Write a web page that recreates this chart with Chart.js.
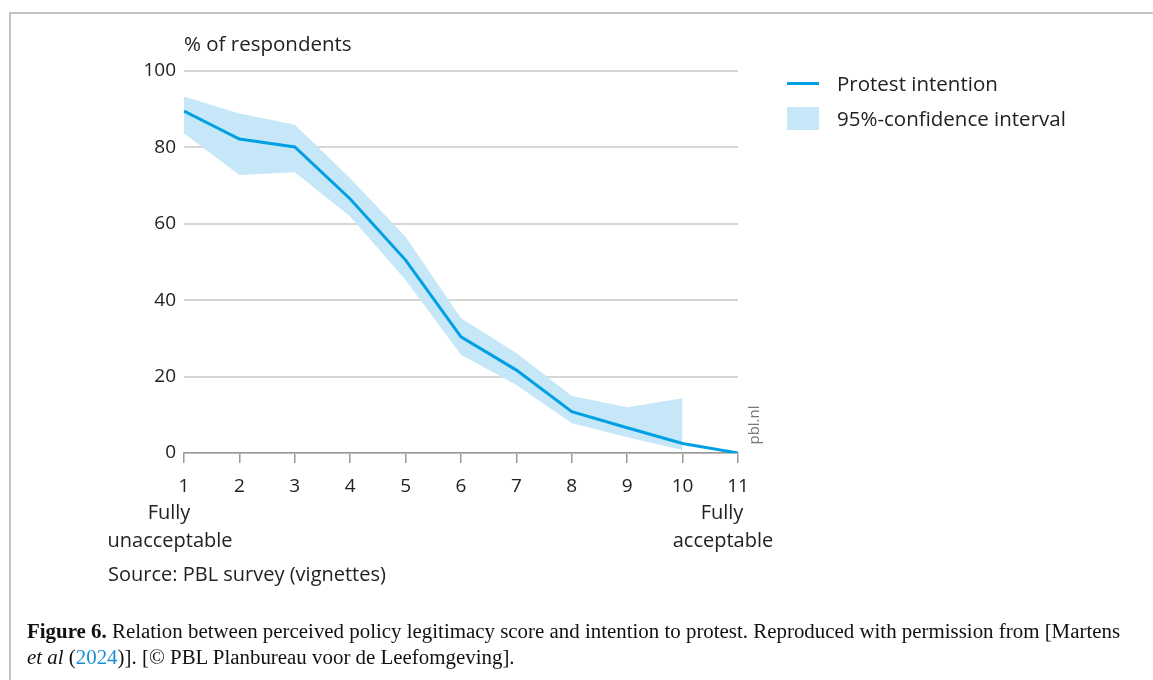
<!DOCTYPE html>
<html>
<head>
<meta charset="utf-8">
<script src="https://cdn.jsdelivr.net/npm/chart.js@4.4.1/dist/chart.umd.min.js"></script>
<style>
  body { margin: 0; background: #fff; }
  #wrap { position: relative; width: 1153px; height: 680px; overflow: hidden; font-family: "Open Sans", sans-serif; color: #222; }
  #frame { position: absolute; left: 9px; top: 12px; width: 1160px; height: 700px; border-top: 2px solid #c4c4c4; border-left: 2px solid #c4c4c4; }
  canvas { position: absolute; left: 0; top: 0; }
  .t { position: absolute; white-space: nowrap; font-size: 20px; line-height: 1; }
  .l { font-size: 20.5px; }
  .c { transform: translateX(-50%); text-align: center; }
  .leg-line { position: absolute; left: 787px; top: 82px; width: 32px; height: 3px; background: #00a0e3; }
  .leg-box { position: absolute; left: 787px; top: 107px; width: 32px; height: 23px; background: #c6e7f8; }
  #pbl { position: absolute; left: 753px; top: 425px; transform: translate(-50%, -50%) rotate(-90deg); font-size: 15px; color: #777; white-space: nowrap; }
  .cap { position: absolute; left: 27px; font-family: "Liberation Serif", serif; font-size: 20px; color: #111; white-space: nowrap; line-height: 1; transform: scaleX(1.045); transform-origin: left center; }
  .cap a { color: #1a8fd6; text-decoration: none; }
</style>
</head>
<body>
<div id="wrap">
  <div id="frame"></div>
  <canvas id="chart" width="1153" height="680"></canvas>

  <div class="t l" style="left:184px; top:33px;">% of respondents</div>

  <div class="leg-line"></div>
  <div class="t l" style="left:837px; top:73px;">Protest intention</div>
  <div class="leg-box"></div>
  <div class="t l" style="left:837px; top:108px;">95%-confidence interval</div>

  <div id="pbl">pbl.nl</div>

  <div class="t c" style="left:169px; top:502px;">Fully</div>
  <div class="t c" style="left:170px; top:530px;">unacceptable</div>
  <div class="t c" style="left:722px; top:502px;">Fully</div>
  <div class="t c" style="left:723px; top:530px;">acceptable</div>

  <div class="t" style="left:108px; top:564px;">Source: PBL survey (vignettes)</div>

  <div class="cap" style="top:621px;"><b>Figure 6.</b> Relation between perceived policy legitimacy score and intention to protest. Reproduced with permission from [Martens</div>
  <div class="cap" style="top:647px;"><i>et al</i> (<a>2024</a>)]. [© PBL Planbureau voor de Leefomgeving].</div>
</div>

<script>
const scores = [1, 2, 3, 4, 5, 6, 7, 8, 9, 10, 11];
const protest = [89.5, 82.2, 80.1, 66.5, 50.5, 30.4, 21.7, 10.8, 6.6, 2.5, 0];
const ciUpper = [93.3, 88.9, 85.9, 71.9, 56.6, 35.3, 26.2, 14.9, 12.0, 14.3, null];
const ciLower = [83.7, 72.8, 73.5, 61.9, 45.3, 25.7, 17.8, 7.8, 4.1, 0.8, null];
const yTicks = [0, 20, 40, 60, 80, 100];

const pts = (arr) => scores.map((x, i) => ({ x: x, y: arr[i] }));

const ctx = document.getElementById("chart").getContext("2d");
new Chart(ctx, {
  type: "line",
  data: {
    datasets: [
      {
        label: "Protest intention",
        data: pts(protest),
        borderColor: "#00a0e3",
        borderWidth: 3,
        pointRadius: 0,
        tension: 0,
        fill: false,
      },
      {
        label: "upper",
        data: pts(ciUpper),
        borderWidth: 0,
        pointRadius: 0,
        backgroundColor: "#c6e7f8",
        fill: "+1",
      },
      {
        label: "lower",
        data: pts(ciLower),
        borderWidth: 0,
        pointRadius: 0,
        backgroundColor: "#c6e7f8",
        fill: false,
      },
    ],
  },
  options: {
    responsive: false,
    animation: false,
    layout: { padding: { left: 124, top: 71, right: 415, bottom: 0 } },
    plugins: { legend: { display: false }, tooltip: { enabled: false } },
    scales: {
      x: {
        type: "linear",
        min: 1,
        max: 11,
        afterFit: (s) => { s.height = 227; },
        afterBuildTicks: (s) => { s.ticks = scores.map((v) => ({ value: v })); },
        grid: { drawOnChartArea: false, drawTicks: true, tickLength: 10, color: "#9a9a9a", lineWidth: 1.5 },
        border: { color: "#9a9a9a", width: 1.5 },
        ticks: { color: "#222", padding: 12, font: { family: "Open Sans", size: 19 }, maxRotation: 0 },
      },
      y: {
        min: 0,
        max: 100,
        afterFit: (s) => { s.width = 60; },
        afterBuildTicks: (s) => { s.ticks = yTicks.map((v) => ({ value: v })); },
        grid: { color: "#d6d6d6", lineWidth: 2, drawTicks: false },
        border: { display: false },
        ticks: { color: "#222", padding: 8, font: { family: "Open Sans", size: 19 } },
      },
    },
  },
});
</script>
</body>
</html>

:::

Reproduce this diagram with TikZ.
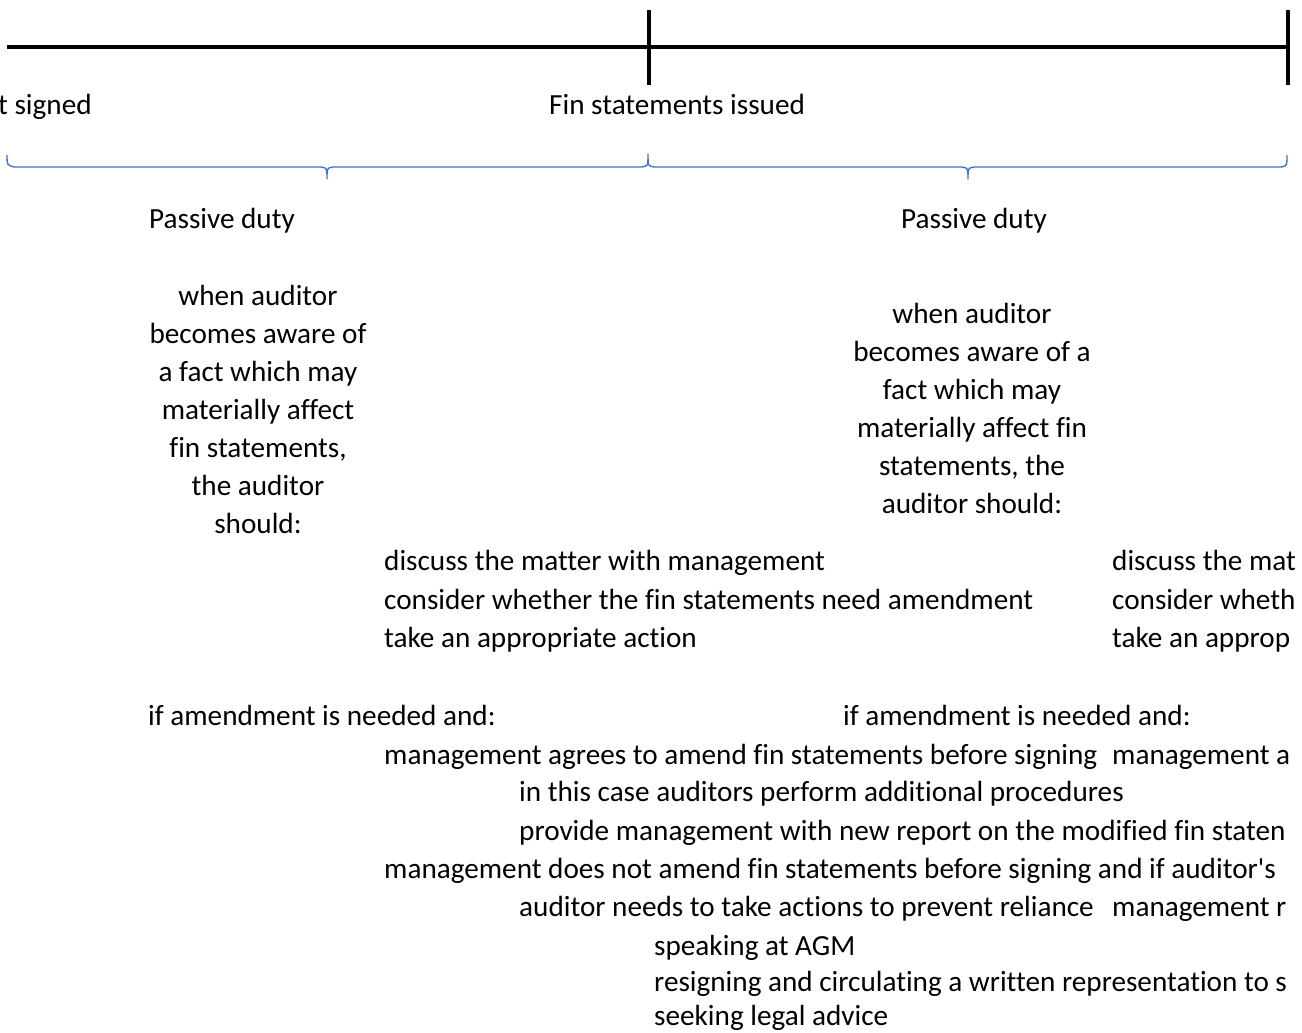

:::

- _Goal of the exercise_: List every line in the records above that contains the word "this".

- _Response below_:
Write a web page that recreates this chart with Chart.js.
Reproduce this diagram with TikZ.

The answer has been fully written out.